* [TO BE DONE] Print the listing as it stands, omitting all images.

* [COLLECTED DATA]

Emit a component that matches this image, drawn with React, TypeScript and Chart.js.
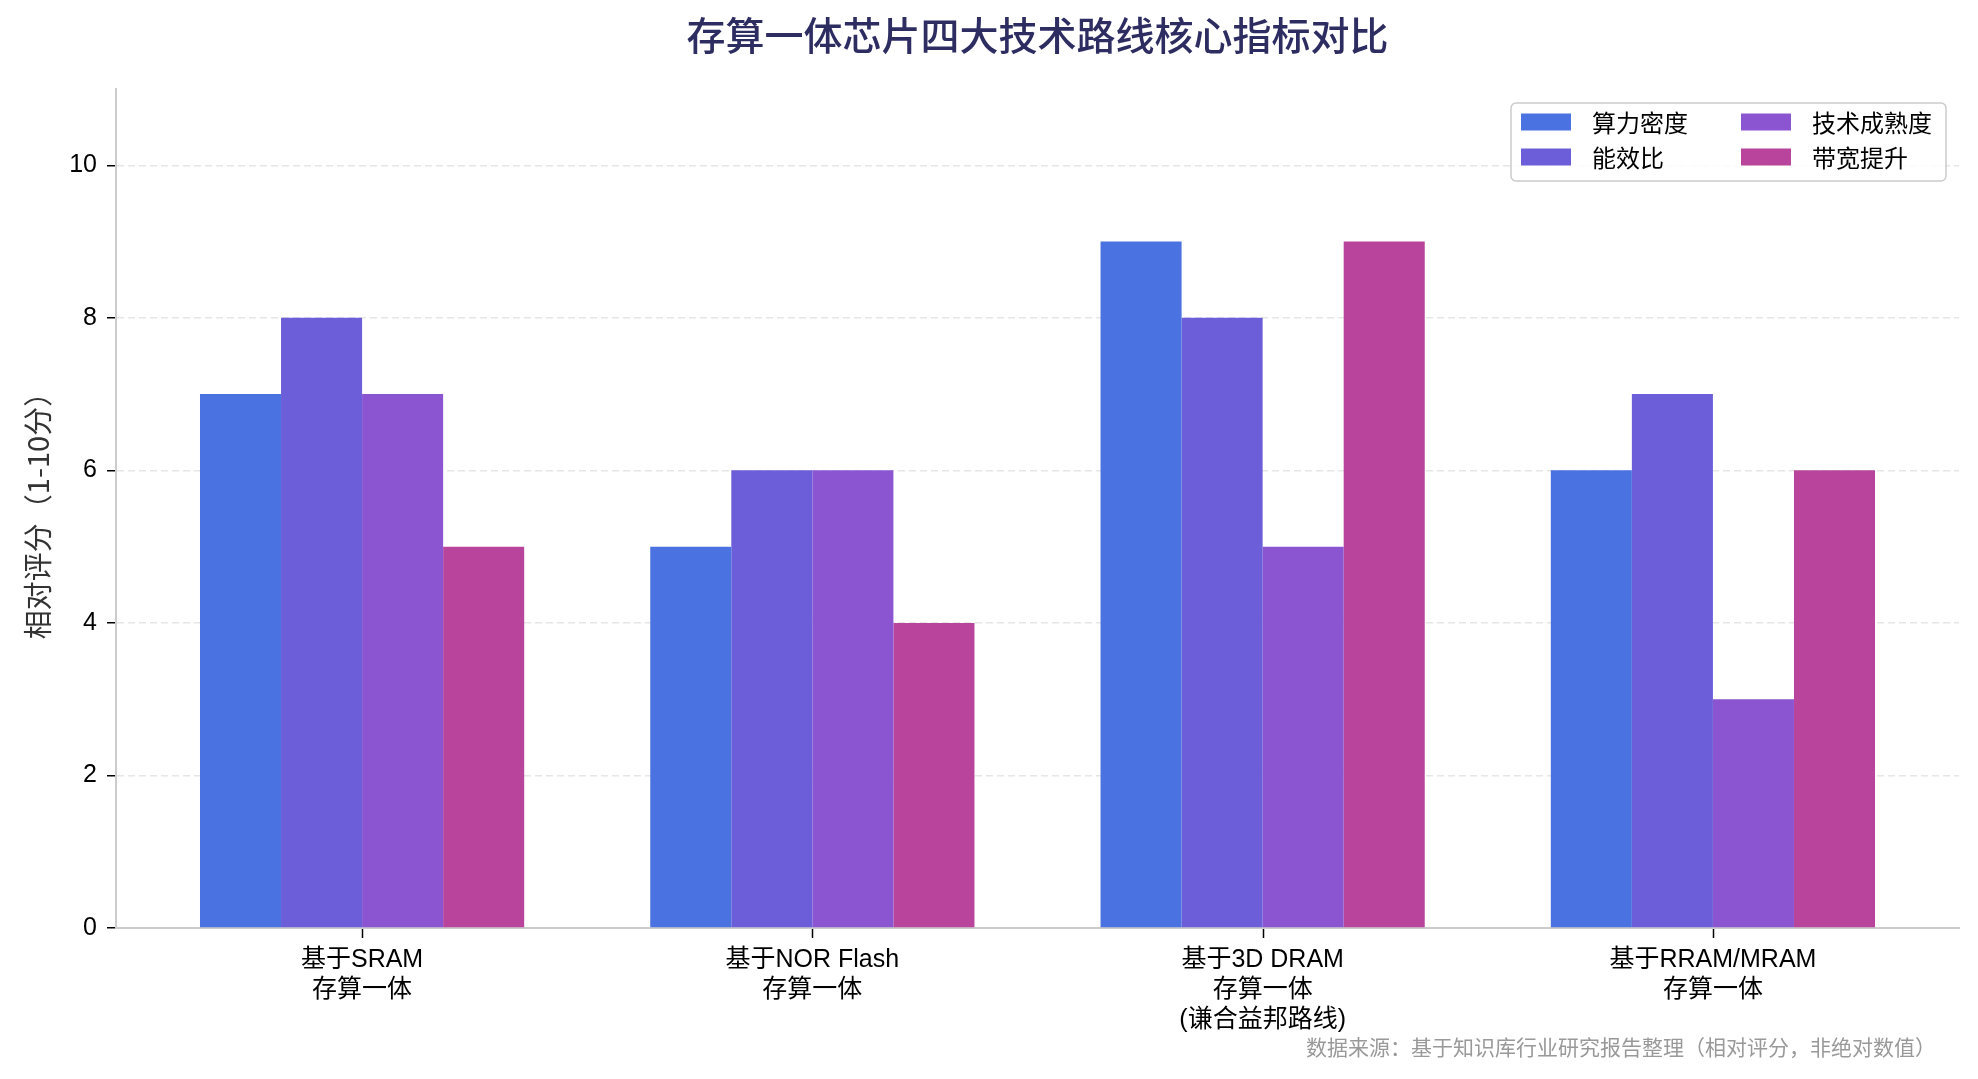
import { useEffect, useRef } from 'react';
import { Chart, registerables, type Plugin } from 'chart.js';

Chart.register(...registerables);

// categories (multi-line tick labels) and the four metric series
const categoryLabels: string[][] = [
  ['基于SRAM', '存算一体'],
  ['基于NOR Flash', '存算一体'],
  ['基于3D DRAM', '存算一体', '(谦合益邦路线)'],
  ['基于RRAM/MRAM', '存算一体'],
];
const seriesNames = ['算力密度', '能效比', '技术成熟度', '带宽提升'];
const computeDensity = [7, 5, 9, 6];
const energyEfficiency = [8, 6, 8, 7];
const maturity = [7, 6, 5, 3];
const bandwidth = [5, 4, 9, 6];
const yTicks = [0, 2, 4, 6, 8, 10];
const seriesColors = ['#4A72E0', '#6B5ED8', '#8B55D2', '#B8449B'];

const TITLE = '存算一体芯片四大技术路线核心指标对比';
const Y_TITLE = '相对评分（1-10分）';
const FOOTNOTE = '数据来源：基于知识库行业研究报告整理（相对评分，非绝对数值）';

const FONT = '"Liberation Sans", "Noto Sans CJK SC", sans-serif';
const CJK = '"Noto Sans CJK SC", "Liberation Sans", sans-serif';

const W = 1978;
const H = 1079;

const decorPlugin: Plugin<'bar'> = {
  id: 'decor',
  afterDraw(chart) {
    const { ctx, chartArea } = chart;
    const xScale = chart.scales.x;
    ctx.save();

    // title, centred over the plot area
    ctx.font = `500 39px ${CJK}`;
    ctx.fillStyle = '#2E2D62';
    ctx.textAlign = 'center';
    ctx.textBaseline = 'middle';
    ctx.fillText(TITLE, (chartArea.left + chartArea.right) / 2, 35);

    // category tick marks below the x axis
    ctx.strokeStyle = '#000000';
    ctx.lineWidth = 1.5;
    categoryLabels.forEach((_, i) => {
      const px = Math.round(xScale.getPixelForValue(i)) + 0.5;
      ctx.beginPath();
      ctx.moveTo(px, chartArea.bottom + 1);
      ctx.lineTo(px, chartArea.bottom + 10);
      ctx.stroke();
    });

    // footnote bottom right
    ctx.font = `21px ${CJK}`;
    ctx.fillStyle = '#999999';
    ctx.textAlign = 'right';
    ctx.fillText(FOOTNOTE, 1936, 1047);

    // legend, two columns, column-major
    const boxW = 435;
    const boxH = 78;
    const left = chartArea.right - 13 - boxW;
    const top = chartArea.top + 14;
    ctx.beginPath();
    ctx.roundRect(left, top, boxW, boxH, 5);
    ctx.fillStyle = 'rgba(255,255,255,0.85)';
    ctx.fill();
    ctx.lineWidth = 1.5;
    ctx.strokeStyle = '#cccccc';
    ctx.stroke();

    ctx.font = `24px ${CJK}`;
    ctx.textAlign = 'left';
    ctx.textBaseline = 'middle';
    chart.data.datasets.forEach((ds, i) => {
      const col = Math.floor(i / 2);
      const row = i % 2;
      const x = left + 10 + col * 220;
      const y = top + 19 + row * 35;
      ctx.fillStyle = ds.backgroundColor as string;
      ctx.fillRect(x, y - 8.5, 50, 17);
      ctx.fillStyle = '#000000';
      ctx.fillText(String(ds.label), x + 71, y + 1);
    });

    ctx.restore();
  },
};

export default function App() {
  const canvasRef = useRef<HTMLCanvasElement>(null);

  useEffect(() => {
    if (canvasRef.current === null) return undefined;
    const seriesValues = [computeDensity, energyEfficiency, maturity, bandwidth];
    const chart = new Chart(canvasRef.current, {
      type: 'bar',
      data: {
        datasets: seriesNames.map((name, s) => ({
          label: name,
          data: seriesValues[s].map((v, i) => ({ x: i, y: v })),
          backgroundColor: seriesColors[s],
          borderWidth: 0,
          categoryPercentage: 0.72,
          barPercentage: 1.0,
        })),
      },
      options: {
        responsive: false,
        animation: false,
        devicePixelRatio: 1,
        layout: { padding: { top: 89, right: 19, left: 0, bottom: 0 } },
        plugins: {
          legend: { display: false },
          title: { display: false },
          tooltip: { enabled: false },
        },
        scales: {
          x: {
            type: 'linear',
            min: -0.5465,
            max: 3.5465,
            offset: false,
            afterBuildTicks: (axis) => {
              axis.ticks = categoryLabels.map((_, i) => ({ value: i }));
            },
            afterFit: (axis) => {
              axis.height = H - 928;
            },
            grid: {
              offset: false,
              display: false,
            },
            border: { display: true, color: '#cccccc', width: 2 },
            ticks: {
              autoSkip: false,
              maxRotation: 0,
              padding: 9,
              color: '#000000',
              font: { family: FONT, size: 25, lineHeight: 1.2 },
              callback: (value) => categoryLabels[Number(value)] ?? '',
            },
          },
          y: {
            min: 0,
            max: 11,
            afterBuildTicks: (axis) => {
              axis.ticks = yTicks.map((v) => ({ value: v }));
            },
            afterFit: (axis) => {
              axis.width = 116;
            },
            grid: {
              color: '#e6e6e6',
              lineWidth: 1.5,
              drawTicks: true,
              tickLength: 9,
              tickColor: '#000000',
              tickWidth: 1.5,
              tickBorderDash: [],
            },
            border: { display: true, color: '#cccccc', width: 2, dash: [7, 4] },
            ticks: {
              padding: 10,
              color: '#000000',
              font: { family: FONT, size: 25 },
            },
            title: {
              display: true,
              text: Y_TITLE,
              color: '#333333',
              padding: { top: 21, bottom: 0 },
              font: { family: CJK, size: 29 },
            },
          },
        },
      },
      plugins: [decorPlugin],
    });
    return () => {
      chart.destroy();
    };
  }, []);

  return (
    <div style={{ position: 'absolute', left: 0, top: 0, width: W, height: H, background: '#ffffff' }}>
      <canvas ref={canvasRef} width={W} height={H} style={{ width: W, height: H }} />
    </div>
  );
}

* [EXPECTED ANSWER]
Emit a component that matches this image, drawn with React, TypeScript and Chart.js.
import { useEffect, useRef } from 'react';
import { Chart, registerables, type Plugin } from 'chart.js';

Chart.register(...registerables);

// categories (multi-line tick labels) and the four metric series
const categoryLabels: string[][] = [
  ['基于SRAM', '存算一体'],
  ['基于NOR Flash', '存算一体'],
  ['基于3D DRAM', '存算一体', '(谦合益邦路线)'],
  ['基于RRAM/MRAM', '存算一体'],
];
const seriesNames = ['算力密度', '能效比', '技术成熟度', '带宽提升'];
const computeDensity = [7, 5, 9, 6];
const energyEfficiency = [8, 6, 8, 7];
const maturity = [7, 6, 5, 3];
const bandwidth = [5, 4, 9, 6];
const yTicks = [0, 2, 4, 6, 8, 10];
const seriesColors = ['#4A72E0', '#6B5ED8', '#8B55D2', '#B8449B'];

const TITLE = '存算一体芯片四大技术路线核心指标对比';
const Y_TITLE = '相对评分（1-10分）';
const FOOTNOTE = '数据来源：基于知识库行业研究报告整理（相对评分，非绝对数值）';

const FONT = '"Liberation Sans", "Noto Sans CJK SC", sans-serif';
const CJK = '"Noto Sans CJK SC", "Liberation Sans", sans-serif';

const W = 1978;
const H = 1079;

const decorPlugin: Plugin<'bar'> = {
  id: 'decor',
  afterDraw(chart) {
    const { ctx, chartArea } = chart;
    const xScale = chart.scales.x;
    ctx.save();

    // title, centred over the plot area
    ctx.font = `500 39px ${CJK}`;
    ctx.fillStyle = '#2E2D62';
    ctx.textAlign = 'center';
    ctx.textBaseline = 'middle';
    ctx.fillText(TITLE, (chartArea.left + chartArea.right) / 2, 35);

    // category tick marks below the x axis
    ctx.strokeStyle = '#000000';
    ctx.lineWidth = 1.5;
    categoryLabels.forEach((_, i) => {
      const px = Math.round(xScale.getPixelForValue(i)) + 0.5;
      ctx.beginPath();
      ctx.moveTo(px, chartArea.bottom + 1);
      ctx.lineTo(px, chartArea.bottom + 10);
      ctx.stroke();
    });

    // footnote bottom right
    ctx.font = `21px ${CJK}`;
    ctx.fillStyle = '#999999';
    ctx.textAlign = 'right';
    ctx.fillText(FOOTNOTE, 1936, 1047);

    // legend, two columns, column-major
    const boxW = 435;
    const boxH = 78;
    const left = chartArea.right - 13 - boxW;
    const top = chartArea.top + 14;
    ctx.beginPath();
    ctx.roundRect(left, top, boxW, boxH, 5);
    ctx.fillStyle = 'rgba(255,255,255,0.85)';
    ctx.fill();
    ctx.lineWidth = 1.5;
    ctx.strokeStyle = '#cccccc';
    ctx.stroke();

    ctx.font = `24px ${CJK}`;
    ctx.textAlign = 'left';
    ctx.textBaseline = 'middle';
    chart.data.datasets.forEach((ds, i) => {
      const col = Math.floor(i / 2);
      const row = i % 2;
      const x = left + 10 + col * 220;
      const y = top + 19 + row * 35;
      ctx.fillStyle = ds.backgroundColor as string;
      ctx.fillRect(x, y - 8.5, 50, 17);
      ctx.fillStyle = '#000000';
      ctx.fillText(String(ds.label), x + 71, y + 1);
    });

    ctx.restore();
  },
};

export default function App() {
  const canvasRef = useRef<HTMLCanvasElement>(null);

  useEffect(() => {
    if (canvasRef.current === null) return undefined;
    const seriesValues = [computeDensity, energyEfficiency, maturity, bandwidth];
    const chart = new Chart(canvasRef.current, {
      type: 'bar',
      data: {
        datasets: seriesNames.map((name, s) => ({
          label: name,
          data: seriesValues[s].map((v, i) => ({ x: i, y: v })),
          backgroundColor: seriesColors[s],
          borderWidth: 0,
          categoryPercentage: 0.72,
          barPercentage: 1.0,
        })),
      },
      options: {
        responsive: false,
        animation: false,
        devicePixelRatio: 1,
        layout: { padding: { top: 89, right: 19, left: 0, bottom: 0 } },
        plugins: {
          legend: { display: false },
          title: { display: false },
          tooltip: { enabled: false },
        },
        scales: {
          x: {
            type: 'linear',
            min: -0.5465,
            max: 3.5465,
            offset: false,
            afterBuildTicks: (axis) => {
              axis.ticks = categoryLabels.map((_, i) => ({ value: i }));
            },
            afterFit: (axis) => {
              axis.height = H - 928;
            },
            grid: {
              offset: false,
              display: false,
            },
            border: { display: true, color: '#cccccc', width: 2 },
            ticks: {
              autoSkip: false,
              maxRotation: 0,
              padding: 9,
              color: '#000000',
              font: { family: FONT, size: 25, lineHeight: 1.2 },
              callback: (value) => categoryLabels[Number(value)] ?? '',
            },
          },
          y: {
            min: 0,
            max: 11,
            afterBuildTicks: (axis) => {
              axis.ticks = yTicks.map((v) => ({ value: v }));
            },
            afterFit: (axis) => {
              axis.width = 116;
            },
            grid: {
              color: '#e6e6e6',
              lineWidth: 1.5,
              drawTicks: true,
              tickLength: 9,
              tickColor: '#000000',
              tickWidth: 1.5,
              tickBorderDash: [],
            },
            border: { display: true, color: '#cccccc', width: 2, dash: [7, 4] },
            ticks: {
              padding: 10,
              color: '#000000',
              font: { family: FONT, size: 25 },
            },
            title: {
              display: true,
              text: Y_TITLE,
              color: '#333333',
              padding: { top: 21, bottom: 0 },
              font: { family: CJK, size: 29 },
            },
          },
        },
      },
      plugins: [decorPlugin],
    });
    return () => {
      chart.destroy();
    };
  }, []);

  return (
    <div style={{ position: 'absolute', left: 0, top: 0, width: W, height: H, background: '#ffffff' }}>
      <canvas ref={canvasRef} width={W} height={H} style={{ width: W, height: H }} />
    </div>
  );
}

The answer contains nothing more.